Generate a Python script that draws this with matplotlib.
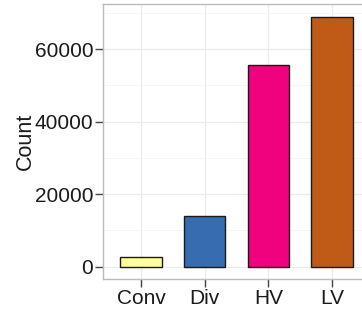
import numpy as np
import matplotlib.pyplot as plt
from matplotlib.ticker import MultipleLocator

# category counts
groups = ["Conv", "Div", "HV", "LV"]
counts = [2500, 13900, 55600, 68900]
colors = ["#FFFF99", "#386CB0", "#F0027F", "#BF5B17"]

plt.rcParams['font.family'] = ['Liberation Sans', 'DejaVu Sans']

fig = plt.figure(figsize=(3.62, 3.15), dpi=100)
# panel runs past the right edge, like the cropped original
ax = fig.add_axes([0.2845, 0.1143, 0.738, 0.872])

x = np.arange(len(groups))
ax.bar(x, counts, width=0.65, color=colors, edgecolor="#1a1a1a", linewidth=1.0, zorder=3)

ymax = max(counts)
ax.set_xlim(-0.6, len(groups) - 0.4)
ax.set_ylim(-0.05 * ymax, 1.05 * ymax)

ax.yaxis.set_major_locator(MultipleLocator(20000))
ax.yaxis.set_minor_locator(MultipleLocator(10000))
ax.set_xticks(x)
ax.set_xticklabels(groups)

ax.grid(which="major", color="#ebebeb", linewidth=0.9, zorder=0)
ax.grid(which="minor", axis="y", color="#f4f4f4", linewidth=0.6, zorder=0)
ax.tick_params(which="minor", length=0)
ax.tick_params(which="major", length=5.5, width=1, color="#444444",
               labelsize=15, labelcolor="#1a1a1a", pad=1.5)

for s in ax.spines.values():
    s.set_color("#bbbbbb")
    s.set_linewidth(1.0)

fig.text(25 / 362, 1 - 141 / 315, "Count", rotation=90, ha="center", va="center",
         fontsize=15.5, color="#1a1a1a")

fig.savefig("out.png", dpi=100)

Task statement:
Select and copy every line of the material that holds the string "matplotlib".

Exercise response:
Generate a Python script that draws this with matplotlib.
import matplotlib.pyplot as plt
from matplotlib.ticker import MultipleLocator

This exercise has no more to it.